Stated problem:
Take the lines from the beginning of the material through the line containing "const yTickValues = [25, 30, 35, 40, 45];" and retype them exactly, leaving the pictures out.

Data shown:
= = =

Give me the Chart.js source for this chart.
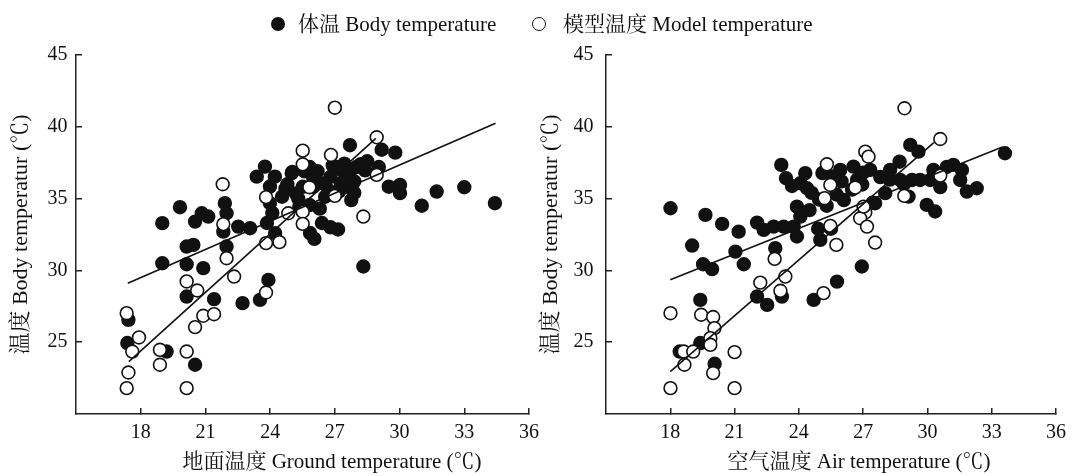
<!DOCTYPE html>
<html>
<head>
<meta charset="utf-8">
<script src="https://cdn.jsdelivr.net/npm/chart.js@4.4.1/dist/chart.umd.min.js"></script>
<style>
  html, body { margin: 0; padding: 0; background: #fff; }
  #wrap { position: relative; width: 1073px; height: 476px; overflow: hidden; }
  #left { position: absolute; left: 0; top: 0; }
  #right { position: absolute; left: 536px; top: 0; }
  .leg { position: absolute; top: 0; line-height: 48px; font-size: 21px; color: #111;
         font-family: 'Liberation Serif', 'Noto Serif CJK SC', 'Noto Sans CJK SC', serif; white-space: nowrap; }
  .dot { position: absolute; top: 17px; width: 14px; height: 14px; border-radius: 50%; box-sizing: border-box; }
  .dot.filled { background: #111; }
  .dot.open { background: #fff; border: 1.6px solid #111; }
</style>
</head>
<body>
<div id="wrap">
  <canvas id="left" width="545" height="476"></canvas>
  <canvas id="right" width="537" height="476"></canvas>
  <span class="dot filled" style="left:271px"></span>
  <span class="leg" id="legBody" style="left:298px"></span>
  <span class="dot open" style="left:532px"></span>
  <span class="leg" id="legModel" style="left:563px"></span>
</div>
<script>
// 字体
const FONT = "'Liberation Serif', 'Noto Serif CJK SC', 'Noto Sans CJK SC', serif";

// 图例与坐标轴文字
const seriesLabels = ['体温 Body temperature', '模型温度 Model temperature'];
const yTitle = '温度 Body temperatur (℃)';
const xTitles = ['地面温度 Ground temperature (℃)', '空气温度 Air temperature (℃)'];
const xTickValues = [18, 21, 24, 27, 30, 33, 36];
const yTickValues = [25, 30, 35, 40, 45];

// 地面温度 - 体温
const groundBody = [
    [17.43, 26.56], [17.38, 24.94], [19.2, 24.35], [20.52, 23.43],
    [19.0, 33.29], [19.82, 34.4], [20.52, 33.4], [20.83, 33.98], [21.13, 33.75],
    [21.9, 34.68], [21.98, 33.98], [21.83, 32.7], [22.52, 33.05], [23.07, 32.94],
    [21.98, 31.66], [20.13, 31.66], [20.44, 31.78], [19.0, 30.5], [20.13, 30.43], [20.9, 30.16],
    [20.13, 28.18], [21.4, 28.0], [22.72, 27.72], [23.53, 27.95], [23.92, 29.34],
    [23.38, 36.53], [23.76, 37.23], [24.22, 36.53], [23.99, 35.84], [23.99, 34.68], [23.85, 33.3], [24.1, 34.0],
    [24.23, 32.59], [24.55, 35.13], [24.71, 35.7], [25.03, 36.86], [25.19, 35.36], [25.35, 34.43],
    [25.51, 35.82], [25.83, 37.2], [25.99, 35.82], [25.83, 34.55], [25.85, 32.6], [26.05, 32.2],
    [26.4, 33.3], [26.8, 33.0], [27.15, 32.85],
    [26.55, 35.13], [26.8, 36.51], [27.04, 37.2], [27.28, 36.05], [27.44, 37.43], [27.7, 38.72],
    [27.68, 36.74], [27.76, 35.7], [27.76, 34.9], [28.0, 37.2], [28.4, 36.97], [28.32, 30.27],
    [29.04, 37.2], [29.17, 38.4], [29.8, 38.2], [29.5, 35.83], [30.02, 35.95], [30.02, 35.38],
    [31.03, 34.5], [31.72, 35.49], [33.0, 35.79], [34.42, 34.68], [26.47, 36.05], [25.0, 36.77],
    [26.2, 36.9], [26.9, 37.3], [27.3, 37.0], [27.5, 36.4], [27.9, 36.2], [28.2, 37.4], [26.0, 36.4],
    [25.6, 36.9], [26.7, 35.6], [27.2, 35.5], [28.5, 37.6], [24.8, 36.0], [25.3, 35.0], [26.3, 34.3], [27.9, 35.4]
];

// 地面温度 - 模型温度
const groundModel = [
    [17.35, 27.02], [17.92, 25.33], [17.61, 24.35], [17.43, 22.89], [17.35, 21.8],
    [18.89, 24.47], [18.89, 23.43], [20.13, 24.35], [20.13, 21.8], [20.13, 29.23],
    [20.62, 28.6], [20.52, 26.05], [20.9, 26.84], [21.4, 26.95], [21.8, 36.0],
    [21.83, 33.22], [21.98, 30.85], [22.33, 29.57], [23.81, 28.46], [23.81, 31.9],
    [24.43, 31.97], [23.81, 35.1], [27.0, 41.33], [28.94, 39.27], [25.51, 38.34],
    [25.51, 37.39], [26.82, 38.04], [25.82, 35.79], [27.0, 35.19], [28.94, 36.65],
    [28.32, 33.75], [25.51, 34.09], [25.51, 33.24], [24.84, 33.98]
];

const groundBodyFit = [[17.4, 29.1], [34.45, 40.25]];
const groundModelFit = [[17.45, 23.65], [28.9, 39.2]];

// 空气温度 - 体温
const airBody = [
    [18.01, 34.33], [19.64, 33.87], [20.42, 33.24], [21.19, 32.7], [19.02, 31.73],
    [19.53, 30.43], [19.95, 30.09], [21.04, 31.31], [21.43, 30.43], [22.05, 33.33],
    [22.36, 32.82], [22.82, 33.05], [23.29, 33.05], [23.76, 33.05], [23.91, 32.36],
    [22.9, 31.55], [23.18, 37.35], [23.4, 36.42], [23.68, 35.88], [24.07, 36.07],
    [24.3, 36.77], [24.38, 35.72], [23.91, 34.44], [24.07, 33.75], [19.4, 27.95],
    [19.4, 24.94], [18.44, 24.35], [20.07, 23.5], [22.05, 28.18], [22.52, 27.6],
    [23.21, 28.18], [24.69, 27.95], [25.0, 32.13], [25.78, 29.22],
    [29.2, 38.74], [29.58, 38.27], [33.62, 38.16], [28.7, 37.57], [28.26, 37.0],
    [27.33, 37.0], [26.55, 37.23], [25.93, 37.0], [31.21, 37.35], [31.61, 37.0],
    [31.53, 36.3], [32.3, 35.72], [31.84, 35.49], [30.28, 37.0], [30.13, 36.3],
    [29.66, 36.3], [29.28, 36.3], [29.97, 34.56], [30.36, 34.1], [29.12, 35.14],
    [28.73, 36.3], [28.03, 35.38], [27.56, 34.68], [26.94, 30.27],
    [24.9, 32.9], [25.5, 32.9], [24.94, 34.94], [25.1, 36.78], [25.59, 36.55],
    [25.75, 35.29], [25.99, 36.2], [26.48, 35.63], [26.72, 36.32], [26.96, 35.98],
    [27.44, 34.71], [28.25, 36.32], [24.6, 35.4], [25.3, 34.5], [26.1, 34.9],
    [27.0, 36.8], [27.8, 36.5], [28.9, 36.0], [30.6, 35.8], [30.9, 37.2], [24.5, 34.2]
];

// 空气温度 - 模型温度
const airModel = [
    [18.01, 27.02], [18.01, 21.8], [18.63, 24.35], [18.66, 23.43], [19.07, 24.35],
    [19.44, 26.91], [20.0, 26.75], [20.06, 25.98], [19.87, 25.28], [19.87, 24.82],
    [20.0, 22.85], [21.0, 24.31], [21.0, 21.8], [22.2, 29.15], [22.87, 30.8],
    [23.14, 28.58], [23.37, 29.57], [25.15, 28.42], [25.47, 33.1], [25.2, 35.03],
    [25.47, 35.95], [25.31, 37.39], [25.75, 31.78], [28.93, 41.29], [30.6, 39.15],
    [27.1, 38.27], [27.25, 37.92], [30.6, 36.6], [28.92, 35.19], [26.63, 35.77],
    [27.1, 34.03], [26.86, 33.63], [27.18, 33.05], [27.02, 34.44], [27.56, 31.94]
];

const airBodyFit = [[18.0, 29.35], [33.5, 38.6]];
const airModelFit = [[18.0, 22.95], [30.3, 38.9]];

document.getElementById('legBody').textContent = seriesLabels[0];
document.getElementById('legModel').textContent = seriesLabels[1];

const toXY = arr => arr.map(p => ({ x: p[0], y: p[1] }));

// x 轴标题（略偏右，与原图一致）
const xTitlePlugin = {
    id: 'xTitle',
    afterDraw(chart, args, opts) {
        const { ctx } = chart;
        ctx.save();
        ctx.font = '21px ' + FONT;
        ctx.fillStyle = '#111';
        ctx.textAlign = 'center';
        ctx.textBaseline = 'middle';
        ctx.fillText(opts.text, opts.x, opts.y);
        ctx.restore();
    }
};

function makePanel(canvasId, body, model, bodyFit, modelFit, xTitle, s) {
    new Chart(document.getElementById(canvasId), {
        type: 'scatter',
        data: {
            datasets: [
                { label: 'fitBody', data: toXY(bodyFit), showLine: true, pointRadius: 0,
                  borderColor: '#111', borderWidth: 1.6, order: 0 },
                { label: 'fitModel', data: toXY(modelFit), showLine: true, pointRadius: 0,
                  borderColor: '#111', borderWidth: 1.6, order: 1 },
                { label: seriesLabels[1], data: toXY(model), pointRadius: 6.4, pointBorderWidth: 1.6,
                  backgroundColor: '#fff', borderColor: '#111', order: 2 },
                { label: seriesLabels[0], data: toXY(body), pointRadius: 6.4, pointBorderWidth: 1.6,
                  backgroundColor: '#111', borderColor: '#111', order: 3 }
            ]
        },
        options: {
            responsive: false,
            animation: false,
            events: [],
            layout: { padding: { top: 55, right: s.padRight, left: 0, bottom: 0 } },
            plugins: {
                legend: { display: false },
                tooltip: { enabled: false },
                xTitle: { text: xTitle, x: s.titleX, y: 462 }
            },
            scales: {
                x: {
                    type: 'linear', min: 15, max: 36,
                    afterBuildTicks(scale) { scale.ticks = xTickValues.map(v => ({ value: v })); },
                    afterFit(scale) { scale.height = 62; scale.paddingLeft = 0; scale.paddingRight = 0; },
                    ticks: { padding: 13, color: '#111', maxRotation: 0, autoSkip: false,
                             font: { family: FONT, size: 20 } },
                    grid: { drawOnChartArea: false, drawTicks: true, tickLength: -6, color: '#222', lineWidth: 1.5 },
                    border: { color: '#222', width: 1.5 }
                },
                y: {
                    type: 'linear', min: 20, max: 45,
                    afterBuildTicks(scale) { scale.ticks = yTickValues.map(v => ({ value: v })); },
                    afterFit(scale) { scale.width = s.yWidth; scale.paddingTop = 0; scale.paddingBottom = 0; },
                    ticks: { padding: s.yPad, color: '#111', font: { family: FONT, size: 20 } },
                    grid: { drawOnChartArea: false, drawTicks: true, tickLength: -6, color: '#222', lineWidth: 1.5 },
                    border: { color: '#222', width: 1.5 },
                    title: { display: true, text: yTitle, color: '#111',
                             font: { family: FONT, size: 22 }, padding: { top: s.yTitlePad, bottom: 0 } }
                }
            }
        },
        plugins: [xTitlePlugin]
    });
}

makePanel('left', groundBody, groundModel, groundBodyFit, groundModelFit, xTitles[0],
    { padRight: 16, yWidth: 76, yPad: 14.4, yTitlePad: 8, titleX: 332 });
makePanel('right', airBody, airModel, airBodyFit, airModelFit, xTitles[1],
    { padRight: 17, yWidth: 70, yPad: 18.4, yTitlePad: 2, titleX: 323 });
</script>
</body>
</html>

= = =

Answer for the task:
Give me the Chart.js source for this chart.
<!DOCTYPE html>
<html>
<head>
<meta charset="utf-8">
<script src="https://cdn.jsdelivr.net/npm/chart.js@4.4.1/dist/chart.umd.min.js"></script>
<style>
  html, body { margin: 0; padding: 0; background: #fff; }
  #wrap { position: relative; width: 1073px; height: 476px; overflow: hidden; }
  #left { position: absolute; left: 0; top: 0; }
  #right { position: absolute; left: 536px; top: 0; }
  .leg { position: absolute; top: 0; line-height: 48px; font-size: 21px; color: #111;
         font-family: 'Liberation Serif', 'Noto Serif CJK SC', 'Noto Sans CJK SC', serif; white-space: nowrap; }
  .dot { position: absolute; top: 17px; width: 14px; height: 14px; border-radius: 50%; box-sizing: border-box; }
  .dot.filled { background: #111; }
  .dot.open { background: #fff; border: 1.6px solid #111; }
</style>
</head>
<body>
<div id="wrap">
  <canvas id="left" width="545" height="476"></canvas>
  <canvas id="right" width="537" height="476"></canvas>
  <span class="dot filled" style="left:271px"></span>
  <span class="leg" id="legBody" style="left:298px"></span>
  <span class="dot open" style="left:532px"></span>
  <span class="leg" id="legModel" style="left:563px"></span>
</div>
<script>
// 字体
const FONT = "'Liberation Serif', 'Noto Serif CJK SC', 'Noto Sans CJK SC', serif";

// 图例与坐标轴文字
const seriesLabels = ['体温 Body temperature', '模型温度 Model temperature'];
const yTitle = '温度 Body temperatur (℃)';
const xTitles = ['地面温度 Ground temperature (℃)', '空气温度 Air temperature (℃)'];
const xTickValues = [18, 21, 24, 27, 30, 33, 36];
const yTickValues = [25, 30, 35, 40, 45];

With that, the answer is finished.